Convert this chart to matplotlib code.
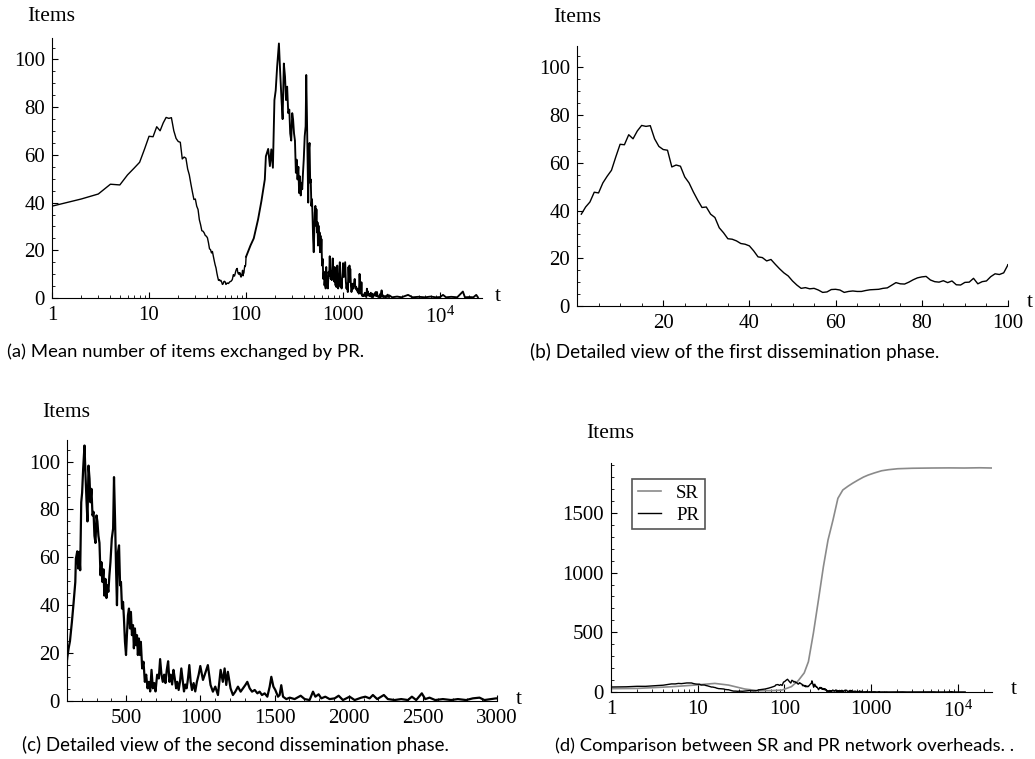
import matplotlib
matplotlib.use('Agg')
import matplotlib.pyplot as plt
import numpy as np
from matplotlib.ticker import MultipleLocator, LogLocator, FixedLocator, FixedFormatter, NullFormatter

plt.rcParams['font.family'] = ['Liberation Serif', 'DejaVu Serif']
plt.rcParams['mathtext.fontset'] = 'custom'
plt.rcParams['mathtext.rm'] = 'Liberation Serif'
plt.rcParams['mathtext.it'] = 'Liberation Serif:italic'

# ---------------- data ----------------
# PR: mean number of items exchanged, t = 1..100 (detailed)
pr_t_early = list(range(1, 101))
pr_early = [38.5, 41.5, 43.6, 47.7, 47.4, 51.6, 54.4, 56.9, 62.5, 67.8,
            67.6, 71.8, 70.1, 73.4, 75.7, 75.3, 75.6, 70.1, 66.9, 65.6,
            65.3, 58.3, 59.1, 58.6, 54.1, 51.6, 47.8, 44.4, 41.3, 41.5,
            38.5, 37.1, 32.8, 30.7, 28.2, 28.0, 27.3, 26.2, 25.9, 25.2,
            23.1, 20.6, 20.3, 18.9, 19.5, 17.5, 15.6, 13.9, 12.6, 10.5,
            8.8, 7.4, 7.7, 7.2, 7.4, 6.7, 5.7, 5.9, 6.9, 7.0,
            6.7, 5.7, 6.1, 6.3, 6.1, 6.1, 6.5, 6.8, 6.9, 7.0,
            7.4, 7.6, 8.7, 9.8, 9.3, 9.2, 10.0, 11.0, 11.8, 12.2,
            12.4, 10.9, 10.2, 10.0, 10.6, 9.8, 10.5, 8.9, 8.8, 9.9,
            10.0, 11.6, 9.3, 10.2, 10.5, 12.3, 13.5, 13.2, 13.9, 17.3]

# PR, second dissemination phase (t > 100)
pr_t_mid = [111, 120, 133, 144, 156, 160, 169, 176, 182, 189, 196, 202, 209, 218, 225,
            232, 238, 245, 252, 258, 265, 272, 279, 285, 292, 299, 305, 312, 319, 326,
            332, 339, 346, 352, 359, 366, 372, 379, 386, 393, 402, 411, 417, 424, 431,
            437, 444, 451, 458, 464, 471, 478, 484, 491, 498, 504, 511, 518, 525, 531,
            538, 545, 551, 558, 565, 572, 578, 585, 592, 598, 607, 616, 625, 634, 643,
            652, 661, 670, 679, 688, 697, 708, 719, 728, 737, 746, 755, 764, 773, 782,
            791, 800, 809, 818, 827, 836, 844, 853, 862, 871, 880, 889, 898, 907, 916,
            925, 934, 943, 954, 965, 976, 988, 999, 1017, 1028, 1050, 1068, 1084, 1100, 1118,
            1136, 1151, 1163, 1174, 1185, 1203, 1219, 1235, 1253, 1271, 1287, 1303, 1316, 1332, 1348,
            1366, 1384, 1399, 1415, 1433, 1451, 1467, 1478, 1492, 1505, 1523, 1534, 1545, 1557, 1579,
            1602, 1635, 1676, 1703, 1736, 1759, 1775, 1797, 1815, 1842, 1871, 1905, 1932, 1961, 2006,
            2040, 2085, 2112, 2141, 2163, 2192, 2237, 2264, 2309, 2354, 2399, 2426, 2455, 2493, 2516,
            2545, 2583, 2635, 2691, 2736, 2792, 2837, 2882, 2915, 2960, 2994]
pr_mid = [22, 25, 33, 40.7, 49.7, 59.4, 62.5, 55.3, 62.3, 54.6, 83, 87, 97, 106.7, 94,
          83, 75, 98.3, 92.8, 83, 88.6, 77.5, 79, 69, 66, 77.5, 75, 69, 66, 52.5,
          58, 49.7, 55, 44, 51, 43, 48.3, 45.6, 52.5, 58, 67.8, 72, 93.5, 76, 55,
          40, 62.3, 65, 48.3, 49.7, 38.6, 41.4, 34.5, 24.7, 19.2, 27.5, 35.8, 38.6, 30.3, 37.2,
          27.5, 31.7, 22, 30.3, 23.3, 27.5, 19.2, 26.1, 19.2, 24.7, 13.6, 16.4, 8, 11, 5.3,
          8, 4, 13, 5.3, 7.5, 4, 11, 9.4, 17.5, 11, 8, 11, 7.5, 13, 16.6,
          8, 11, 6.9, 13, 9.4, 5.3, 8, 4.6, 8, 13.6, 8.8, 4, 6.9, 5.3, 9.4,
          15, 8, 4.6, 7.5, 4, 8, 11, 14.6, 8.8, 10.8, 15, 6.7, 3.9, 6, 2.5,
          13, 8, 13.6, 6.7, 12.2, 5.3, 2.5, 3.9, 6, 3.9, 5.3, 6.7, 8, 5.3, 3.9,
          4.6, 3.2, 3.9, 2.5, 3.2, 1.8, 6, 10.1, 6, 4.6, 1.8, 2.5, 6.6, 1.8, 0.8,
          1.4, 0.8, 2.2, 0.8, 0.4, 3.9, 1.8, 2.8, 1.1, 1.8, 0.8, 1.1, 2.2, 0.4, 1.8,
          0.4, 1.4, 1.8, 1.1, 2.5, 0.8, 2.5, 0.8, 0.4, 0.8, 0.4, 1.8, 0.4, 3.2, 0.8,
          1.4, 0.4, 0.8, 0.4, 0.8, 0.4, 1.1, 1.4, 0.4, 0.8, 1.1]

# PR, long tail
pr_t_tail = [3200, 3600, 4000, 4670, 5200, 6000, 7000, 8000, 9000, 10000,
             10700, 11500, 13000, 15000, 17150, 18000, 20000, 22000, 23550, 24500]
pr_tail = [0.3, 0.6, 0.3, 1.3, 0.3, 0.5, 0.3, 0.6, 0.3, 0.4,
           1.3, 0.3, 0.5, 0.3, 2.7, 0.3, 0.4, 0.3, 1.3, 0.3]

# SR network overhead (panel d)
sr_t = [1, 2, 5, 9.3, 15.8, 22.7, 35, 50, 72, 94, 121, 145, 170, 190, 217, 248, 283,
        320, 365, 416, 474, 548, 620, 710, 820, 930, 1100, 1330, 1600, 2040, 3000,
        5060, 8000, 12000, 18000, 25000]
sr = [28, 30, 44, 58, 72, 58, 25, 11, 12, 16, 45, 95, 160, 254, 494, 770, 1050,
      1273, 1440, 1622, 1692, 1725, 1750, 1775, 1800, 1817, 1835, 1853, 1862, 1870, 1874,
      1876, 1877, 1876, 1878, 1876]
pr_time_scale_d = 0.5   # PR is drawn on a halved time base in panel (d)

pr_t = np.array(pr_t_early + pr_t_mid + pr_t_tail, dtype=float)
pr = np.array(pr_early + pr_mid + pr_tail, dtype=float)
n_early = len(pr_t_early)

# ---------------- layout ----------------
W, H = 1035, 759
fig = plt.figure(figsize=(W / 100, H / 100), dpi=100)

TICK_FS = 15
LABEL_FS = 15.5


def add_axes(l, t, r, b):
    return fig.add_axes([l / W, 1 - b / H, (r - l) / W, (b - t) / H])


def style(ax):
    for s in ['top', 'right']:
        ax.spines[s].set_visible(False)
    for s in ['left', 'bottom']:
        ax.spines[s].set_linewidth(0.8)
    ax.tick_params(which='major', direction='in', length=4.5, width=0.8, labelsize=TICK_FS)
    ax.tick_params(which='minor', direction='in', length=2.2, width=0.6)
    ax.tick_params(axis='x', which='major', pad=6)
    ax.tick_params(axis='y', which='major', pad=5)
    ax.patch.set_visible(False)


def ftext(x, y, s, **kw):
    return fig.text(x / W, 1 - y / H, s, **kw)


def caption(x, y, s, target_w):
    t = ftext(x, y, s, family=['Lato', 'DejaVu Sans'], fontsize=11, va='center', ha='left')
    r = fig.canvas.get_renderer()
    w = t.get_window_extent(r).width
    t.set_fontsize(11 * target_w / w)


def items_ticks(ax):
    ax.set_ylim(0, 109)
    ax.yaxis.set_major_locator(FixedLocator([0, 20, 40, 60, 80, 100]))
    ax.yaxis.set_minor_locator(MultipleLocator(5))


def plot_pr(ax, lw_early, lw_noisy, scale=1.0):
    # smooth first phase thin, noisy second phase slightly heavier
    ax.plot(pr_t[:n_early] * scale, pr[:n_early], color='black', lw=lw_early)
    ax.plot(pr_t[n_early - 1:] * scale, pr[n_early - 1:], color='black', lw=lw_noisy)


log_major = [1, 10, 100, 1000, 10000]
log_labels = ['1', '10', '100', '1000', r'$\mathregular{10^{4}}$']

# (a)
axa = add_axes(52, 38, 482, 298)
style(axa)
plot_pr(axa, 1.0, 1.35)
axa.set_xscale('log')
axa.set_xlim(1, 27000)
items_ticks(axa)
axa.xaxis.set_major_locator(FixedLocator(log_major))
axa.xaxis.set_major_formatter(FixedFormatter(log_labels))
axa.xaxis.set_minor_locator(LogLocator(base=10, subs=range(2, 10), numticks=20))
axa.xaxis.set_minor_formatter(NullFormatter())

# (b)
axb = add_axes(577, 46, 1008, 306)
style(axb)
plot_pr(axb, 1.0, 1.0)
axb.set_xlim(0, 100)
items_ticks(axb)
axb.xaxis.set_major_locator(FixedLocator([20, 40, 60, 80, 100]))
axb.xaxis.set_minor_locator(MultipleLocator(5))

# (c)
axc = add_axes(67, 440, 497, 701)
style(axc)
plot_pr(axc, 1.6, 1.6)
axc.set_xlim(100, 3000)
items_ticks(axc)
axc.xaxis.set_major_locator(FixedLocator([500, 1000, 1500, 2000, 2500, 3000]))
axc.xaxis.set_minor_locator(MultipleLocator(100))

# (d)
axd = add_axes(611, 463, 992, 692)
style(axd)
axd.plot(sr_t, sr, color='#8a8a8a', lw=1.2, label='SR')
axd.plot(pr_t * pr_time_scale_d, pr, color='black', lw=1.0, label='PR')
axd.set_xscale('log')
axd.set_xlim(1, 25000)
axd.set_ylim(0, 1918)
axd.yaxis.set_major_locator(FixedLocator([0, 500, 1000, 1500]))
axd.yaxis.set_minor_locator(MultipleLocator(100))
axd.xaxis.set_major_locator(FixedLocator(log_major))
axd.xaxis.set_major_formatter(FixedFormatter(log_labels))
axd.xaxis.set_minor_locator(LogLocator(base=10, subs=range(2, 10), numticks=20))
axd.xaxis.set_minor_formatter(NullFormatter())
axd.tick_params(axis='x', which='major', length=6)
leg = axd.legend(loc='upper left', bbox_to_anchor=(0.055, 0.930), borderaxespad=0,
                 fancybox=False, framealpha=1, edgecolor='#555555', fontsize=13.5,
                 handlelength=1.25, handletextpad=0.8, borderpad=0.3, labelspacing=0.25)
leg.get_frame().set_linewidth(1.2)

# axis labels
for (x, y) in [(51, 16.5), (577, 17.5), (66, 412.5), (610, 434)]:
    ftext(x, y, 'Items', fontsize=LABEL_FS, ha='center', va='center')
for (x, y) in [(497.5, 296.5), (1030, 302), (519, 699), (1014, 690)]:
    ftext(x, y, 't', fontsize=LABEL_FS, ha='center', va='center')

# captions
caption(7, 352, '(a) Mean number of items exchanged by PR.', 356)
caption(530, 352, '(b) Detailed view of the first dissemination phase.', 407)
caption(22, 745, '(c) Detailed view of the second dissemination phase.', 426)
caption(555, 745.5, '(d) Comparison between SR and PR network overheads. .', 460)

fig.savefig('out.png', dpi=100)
__________________________________________________
__Direction__:
Return nothing but the lines running from the start of the data to the line with "plt.rcParams['mathtext.it'] = 'Liberation", please, both ends included and no pictures.

__Completed exercise__:
Convert this chart to matplotlib code.
import matplotlib
matplotlib.use('Agg')
import matplotlib.pyplot as plt
import numpy as np
from matplotlib.ticker import MultipleLocator, LogLocator, FixedLocator, FixedFormatter, NullFormatter

plt.rcParams['font.family'] = ['Liberation Serif', 'DejaVu Serif']
plt.rcParams['mathtext.fontset'] = 'custom'
plt.rcParams['mathtext.rm'] = 'Liberation Serif'
plt.rcParams['mathtext.it'] = 'Liberation Serif:italic'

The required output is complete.